Mars Buzzes by Beehive Cluster
Saturn and Venus have been fixtures of the early evening sky, and come Friday, the two are within half a dozen degrees of one another. By Tuesday they are barely three degrees apart low in the west-southwest immediately after sunset. Venus is so bright you may spot her while the sky is still lit. Saturn pops into view to the upper left of Venus. Both planets sink beneath the horizon within an hour of the sun, but over the coming weeks, Venus holds steady, while Saturn disappears from view.
At the other side of darkness, Jupiter and Mars shine in the east before dawn. Jupiter rises around 2am and outshines any star. A couple hours later, much fainter Mars rises far to Jupiter’s lower left.
Mars is amid the dim constellation Cancer, but with the waxing moon absent from pre-dawn skies until mid-week, its simple X shape should be easy to spot. Look for the red planet just a couple degrees to the right of the constellation’s mid-point, marked by a relatively bright but fuzzy patch of light. This is no star but the combined light from thousands of distant stars amid the Beehive Cluster. Also called Praesepe as well as the unglamorous scientific M44, it is a stellar incubator some 5,000 light years away. Seen through a pair of binoculars or even a small telescope, the cluster comes alive with individual points of light.

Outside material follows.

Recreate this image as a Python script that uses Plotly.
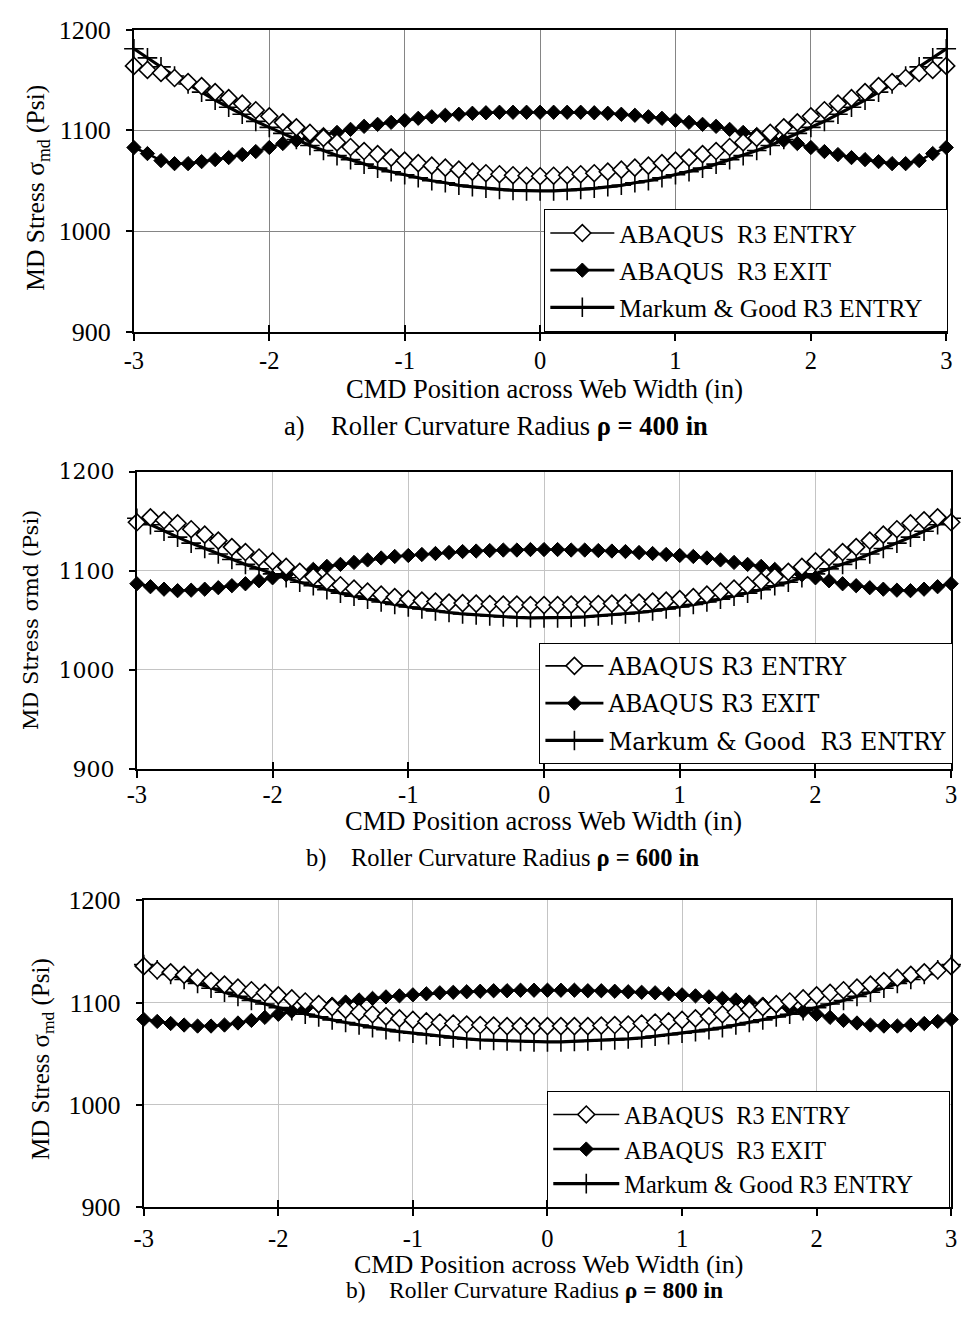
import plotly.graph_objects as go

X = [-3.0, -2.9, -2.8, -2.7, -2.6, -2.5, -2.4, -2.3, -2.2, -2.1, -2.0, -1.9, -1.8, -1.7, -1.6, -1.5, -1.4, -1.3, -1.2, -1.1,
     -1.0, -0.9, -0.8, -0.7, -0.6, -0.5, -0.4, -0.3, -0.2, -0.1, 0.0, 0.1, 0.2, 0.3, 0.4, 0.5, 0.6, 0.7, 0.8, 0.9,
     1.0, 1.1, 1.2, 1.3, 1.4, 1.5, 1.6, 1.7, 1.8, 1.9, 2.0, 2.1, 2.2, 2.3, 2.4, 2.5, 2.6, 2.7, 2.8, 2.9, 3.0]

# Panel a: rho = 400 in
ENTRY_A = [1164, 1160, 1157, 1152, 1148, 1144, 1138, 1132, 1126.5, 1120, 1114, 1108, 1103, 1097.5, 1092.5, 1088, 1083.5,
           1079.5, 1076.5, 1073, 1070, 1067.5, 1065, 1063, 1061, 1059, 1057.5, 1056.5, 1055.5, 1055, 1054.5,
           1055, 1055.5, 1056.5, 1057.5, 1059, 1061, 1063, 1065, 1067.5, 1070, 1073, 1076.5, 1079.5, 1083.5, 1088,
           1092.5, 1097.5, 1103, 1108, 1114, 1120, 1126.5, 1132, 1138, 1144, 1148, 1152, 1157, 1160, 1164]
EXIT_A = [1083, 1077, 1070, 1067, 1067, 1069, 1071, 1073, 1076, 1079, 1083, 1087, 1090, 1093, 1096, 1098, 1101, 1104,
          1106, 1108, 1110, 1112, 1113.5, 1115, 1116, 1117, 1117.5, 1118, 1118, 1118, 1118,
          1118, 1118, 1118, 1117.5, 1117, 1116, 1115, 1113.5, 1112, 1110, 1108, 1106, 1104, 1101, 1098, 1096, 1093,
          1090, 1087, 1083, 1079, 1076, 1073, 1071, 1069, 1067, 1067, 1070, 1077, 1083]
MG_A = [1181, 1172, 1163, 1154, 1146, 1138, 1130, 1123, 1116, 1109, 1103, 1097, 1091, 1085, 1080, 1075, 1071, 1066.5,
        1062.5, 1059, 1056, 1053, 1050, 1048, 1045.5, 1044, 1042.5, 1041.5, 1040.5, 1040, 1040,
        1040, 1040.5, 1041.5, 1042.5, 1044, 1045.5, 1048, 1050, 1053, 1056, 1059, 1062.5, 1066.5, 1071, 1075, 1080,
        1085, 1091, 1097, 1103, 1109, 1116, 1123, 1130, 1138, 1146, 1154, 1163, 1172, 1181]

# Panel b: rho = 600 in
ENTRY_B = [1149, 1154, 1151, 1148, 1142, 1136.5, 1130.5, 1124, 1119, 1113.5, 1109.5, 1104, 1099, 1094, 1089.5, 1085.5,
           1082, 1079, 1076, 1073.5, 1071.5, 1070, 1069, 1068, 1067.5, 1067, 1066.5, 1066, 1066, 1065.5, 1065.5,
           1065.5, 1066, 1066, 1066.5, 1067, 1067.5, 1068, 1069, 1070, 1071.5, 1073.5, 1076, 1079, 1082, 1085.5,
           1089.5, 1094, 1099, 1104, 1109.5, 1113.5, 1119, 1124, 1130.5, 1136.5, 1142, 1148, 1151, 1154, 1149]
EXIT_B = [1087, 1084, 1081.5, 1080, 1080.5, 1081.5, 1083, 1085, 1087, 1090, 1093, 1096, 1099, 1101.5, 1104.5, 1106.5,
          1108.5, 1111, 1113, 1114.5, 1115.5, 1116.5, 1117.5, 1118.5, 1119.5, 1120, 1120.5, 1121, 1121, 1121.5, 1121.5,
          1121.5, 1121, 1121, 1120.5, 1120, 1119.5, 1118.5, 1117.5, 1116.5, 1115.5, 1114.5, 1113, 1111, 1108.5, 1106.5,
          1104.5, 1101.5, 1099, 1096, 1093, 1090, 1087, 1085, 1083, 1081.5, 1080.5, 1080, 1081.5, 1084, 1087]
MG_B = [1153, 1146.5, 1140, 1134, 1128, 1122.5, 1117, 1111.5, 1106.5, 1102, 1097, 1093, 1088.5, 1085, 1081, 1077.5,
        1074.5, 1071.5, 1068.5, 1066, 1063.5, 1061.5, 1059.5, 1058, 1056.5, 1055.5, 1054.5, 1053.5, 1053, 1052.5, 1052.5,
        1052.5, 1053, 1053.5, 1054.5, 1055.5, 1056.5, 1058, 1059.5, 1061.5, 1063.5, 1066, 1068.5, 1071.5, 1074.5, 1077.5,
        1081, 1085, 1088.5, 1093, 1097, 1102, 1106.5, 1111.5, 1117, 1122.5, 1128, 1134, 1140, 1146.5, 1153]

# Panel c: rho = 800 in
ENTRY_C = [1135.5, 1131.5, 1129.5, 1127, 1124, 1121, 1117.5, 1114.5, 1112, 1109.5, 1107, 1104, 1101, 1098.5, 1095.5,
           1093, 1090.5, 1088.5, 1086.5, 1084.5, 1083, 1081.5, 1080.5, 1079.5, 1078.5, 1078, 1077.5, 1077, 1077, 1077, 1077,
           1077, 1077, 1077, 1077.5, 1078, 1078.5, 1079.5, 1080.5, 1081.5, 1083, 1084.5, 1086.5, 1088.5, 1090.5, 1093,
           1095.5, 1098.5, 1101, 1104, 1107, 1109.5, 1112, 1114.5, 1117.5, 1121, 1124, 1127, 1129.5, 1131.5, 1135.5]
EXIT_C = [1083.5, 1081.5, 1079.5, 1078, 1077, 1077, 1078, 1080, 1082.5, 1085.5, 1088.5, 1091.5, 1094, 1096.5, 1098.5,
          1100.5, 1102.5, 1104, 1105.5, 1106.5, 1107.5, 1108.5, 1109.5, 1110, 1110.5, 1111, 1111.5, 1111.5, 1112, 1112, 1112,
          1112, 1112, 1111.5, 1111.5, 1111, 1110.5, 1110, 1109.5, 1108.5, 1107.5, 1106.5, 1105.5, 1104, 1102.5, 1100.5,
          1098.5, 1096.5, 1094, 1091.5, 1088.5, 1085.5, 1082.5, 1080, 1078, 1077, 1077, 1078, 1079.5, 1081.5, 1083.5]
MG_C = [1137, 1132, 1127.5, 1122.5, 1118.5, 1114, 1110, 1106, 1102, 1098.5, 1095, 1092, 1088.5, 1086, 1083, 1080.5,
        1078, 1075.5, 1073.5, 1071.5, 1070, 1068.5, 1067, 1065.5, 1064.5, 1063.5, 1063, 1062.5, 1062, 1061.5, 1061.5,
        1061.5, 1062, 1062.5, 1063, 1063.5, 1064.5, 1065.5, 1067, 1068.5, 1070, 1071.5, 1073.5, 1075.5, 1078, 1080.5,
        1083, 1086, 1088.5, 1092, 1095, 1098.5, 1102, 1106, 1110, 1114, 1118.5, 1122.5, 1127.5, 1132, 1137]

for arr in (ENTRY_A, EXIT_A, MG_A, ENTRY_B, EXIT_B, MG_B, ENTRY_C, EXIT_C, MG_C):
    assert len(arr) == len(X), len(arr)

X_TICKS = [-3, -2, -1, 0, 1, 2, 3]
Y_TICKS = [900, 1000, 1100, 1200]

NB = "&nbsp;"
NAMES_A = ["ABAQUS  R3 ENTRY", "ABAQUS  R3 EXIT", "Markum & Good R3 ENTRY" + NB * 3]
NAMES_B = ["ABAQUS R3 ENTRY", "ABAQUS R3 EXIT", "Markum & Good  R3 ENTRY"]
NAMES_C = ["ABAQUS  R3 ENTRY", "ABAQUS  R3 EXIT", "Markum & Good R3 ENTRY" + NB * 5]

W, H = 968, 1323
TIMES = "Liberation Serif, Times New Roman, serif"
PALA = "DejaVu Serif, serif"

panels = [
    dict(entry=ENTRY_A, exit=EXIT_A, mg=MG_A, names=NAMES_A, px=(126, 952), py=(16, 325), grid="#858585",
         ytickfont=dict(family=TIMES, size=26), xtick_standoff=-1, xtick_size=24.5,
         legfont=dict(family=TIMES, size=25.5), legxy=(543, 199), leg_iw=64, leg_gap=1,
         ytitle="MD Stress σ<sub>md</sub> (Psi)", ytfont=dict(family=TIMES, size=25.5), ytx=28, yty=178,
         xtitle_x=543, xtitle_y=383, xtitle_size=26.5,
         cap="a)" + NB * 4 + "Roller Curvature Radius <b>ρ = 400 in</b>", cap_x=494, cap_y=421, cap_size=26.5),
    dict(entry=ENTRY_B, exit=EXIT_B, mg=MG_B, names=NAMES_B, px=(129, 957), py=(468, 772), grid="#c4c4c4",
         ytickfont=dict(family=PALA, size=22), xtick_standoff=-4, xtick_size=24.5,
         legfont=dict(family=PALA, size=23.3), legxy=(538, 643), leg_iw=58, leg_gap=4,
         ytitle="MD Stress σmd (Psi)", ytfont=dict(family=PALA, size=21), ytx=22, yty=620,
         xtitle_x=542, xtitle_y=825, xtitle_size=26.5,
         cap="b)" + NB * 4 + "Roller Curvature Radius <b>ρ = 600 in</b>", cap_x=501, cap_y=863, cap_size=24.5),
    dict(entry=ENTRY_C, exit=EXIT_C, mg=MG_C, names=NAMES_C, px=(136, 957), py=(906, 1220), grid="#c4c4c4",
         ytickfont=dict(family=TIMES, size=26), xtick_standoff=1, xtick_size=24.5,
         legfont=dict(family=TIMES, size=24.3), legxy=(546, 1101), leg_iw=66, leg_gap=0,
         ytitle="MD Stress σ<sub>md</sub> (Psi)", ytfont=dict(family=TIMES, size=25), ytx=33, yty=1068,
         xtitle_x=548, xtitle_y=1279, xtitle_size=26,
         cap="b)" + NB * 4 + "Roller Curvature Radius <b>ρ = 800 in</b>", cap_x=533, cap_y=1305, cap_size=23.5),
]

fig = go.Figure()
layout = dict(width=W, height=H, margin=dict(l=0, r=0, t=0, b=0), paper_bgcolor="white",
              plot_bgcolor="white", showlegend=True, font=dict(family=TIMES, color="black"))
annotations = []

for i, p in enumerate(panels, start=1):
    xa = "x" if i == 1 else f"x{i}"
    ya = "y" if i == 1 else f"y{i}"
    leg = "legend" if i == 1 else f"legend{i}"
    common = dict(x=X, xaxis=xa, yaxis=ya, legend=leg, cliponaxis=False, mode="lines+markers")
    fig.add_trace(go.Scatter(y=p["mg"], name=p["names"][2], legendrank=3, legendgroup=f"mg{i}",
                             line=dict(color="black", width=3.2),
                             marker=dict(symbol="cross-thin", size=14, line=dict(color="black", width=1.6)),
                             **common))
    fig.add_trace(go.Scatter(y=p["exit"], name=p["names"][1], legendrank=2, legendgroup=f"ex{i}",
                             line=dict(color="black", width=2.6),
                             marker=dict(symbol="diamond", size=11, color="black",
                                         line=dict(color="black", width=1)),
                             **common))
    fig.add_trace(go.Scatter(y=p["entry"], name=p["names"][0], legendrank=1, legendgroup=f"en{i}",
                             line=dict(color="black", width=1.6),
                             marker=dict(symbol="diamond", size=13, color="white",
                                         line=dict(color="black", width=1.6)),
                             **common))

    xdom = [p["px"][0] / W, p["px"][1] / W]
    ydom = [1 - p["py"][1] / H, 1 - p["py"][0] / H]
    xkey = "xaxis" if i == 1 else f"xaxis{i}"
    ykey = "yaxis" if i == 1 else f"yaxis{i}"
    layout[xkey] = dict(domain=xdom, anchor=ya, range=[-3, 3], tickvals=X_TICKS,
                        ticktext=[str(t) for t in X_TICKS], showgrid=True, gridcolor=p["grid"], gridwidth=1.3,
                        showline=True, linecolor="black", linewidth=2, mirror=True, ticks="outside",
                        ticklen=7, tickwidth=1.5, tickcolor="black",
                        tickfont=dict(family=TIMES, size=p["xtick_size"], color="black"),
                        zeroline=False, ticklabelstandoff=p["xtick_standoff"], fixedrange=True)
    layout[ykey] = dict(domain=ydom, anchor=xa, range=[900, 1200], tickvals=Y_TICKS,
                        showgrid=True, gridcolor=p["grid"], gridwidth=1.3,
                        showline=True, linecolor="black", linewidth=2, mirror=True, ticks="outside",
                        ticklen=6, tickwidth=1.5, tickcolor="black",
                        tickfont=dict(color="black", **p["ytickfont"]),
                        zeroline=False, ticklabelstandoff=10, fixedrange=True)
    # inner half of the crossing x tick marks
    ox = f"xaxis{i + 3}"
    layout[ox] = dict(overlaying=xa, anchor=ya, range=[-3, 3], tickvals=X_TICKS, showticklabels=False,
                      showgrid=False, showline=False, ticks="inside", ticklen=7, tickwidth=1.5,
                      tickcolor="black", zeroline=False, fixedrange=True)
    layout[leg] = dict(x=p["legxy"][0] / W, y=1 - p["legxy"][1] / H, xanchor="left", yanchor="top",
                       bgcolor="white", bordercolor="black", borderwidth=1.3,
                       font=dict(color="black", **p["legfont"]),
                       itemwidth=p["leg_iw"], traceorder="grouped", tracegroupgap=p["leg_gap"])
    annotations.append(dict(text=p["ytitle"], x=p["ytx"] / W, y=1 - p["yty"] / H, xref="paper", yref="paper",
                            textangle=-90, showarrow=False, font=dict(color="black", **p["ytfont"]),
                            xanchor="center", yanchor="middle"))
    annotations.append(dict(text="CMD Position across Web Width (in)", x=p["xtitle_x"] / W,
                            y=1 - p["xtitle_y"] / H, xref="paper", yref="paper", showarrow=False,
                            font=dict(family=TIMES, size=p["xtitle_size"], color="black"),
                            xanchor="center", yanchor="middle"))
    annotations.append(dict(text=p["cap"], x=p["cap_x"] / W, y=1 - p["cap_y"] / H, xref="paper", yref="paper",
                            showarrow=False, font=dict(family=TIMES, size=p["cap_size"], color="black"),
                            xanchor="center", yanchor="middle"))

# invisible helper traces so the overlay tick axes are drawn
for i in range(1, 4):
    ya = "y" if i == 1 else f"y{i}"
    fig.add_trace(go.Scatter(x=[None], y=[None], xaxis=f"x{i + 3}", yaxis=ya, showlegend=False,
                             hoverinfo="skip", mode="lines"))

layout["annotations"] = annotations
fig.update_layout(**layout)
fig.write_html("out.html")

Nearing the mid-point between summer and winter, the brightest star of the Summer Triangle, Vega, stands directly overhead atop the celestial zenith at sunset this week. The other points to the triangle are Deneb, to the east, and Altair, to the southeast. The Triangle is not a constellation in its own right but rather an asterism, for each star belongs to its own constellation. Vega is the led star in Lyra; Deneb is the main star in Cygnus the swan, also called the Northern Cross; Altair is the bright eye of Aquila the eagle.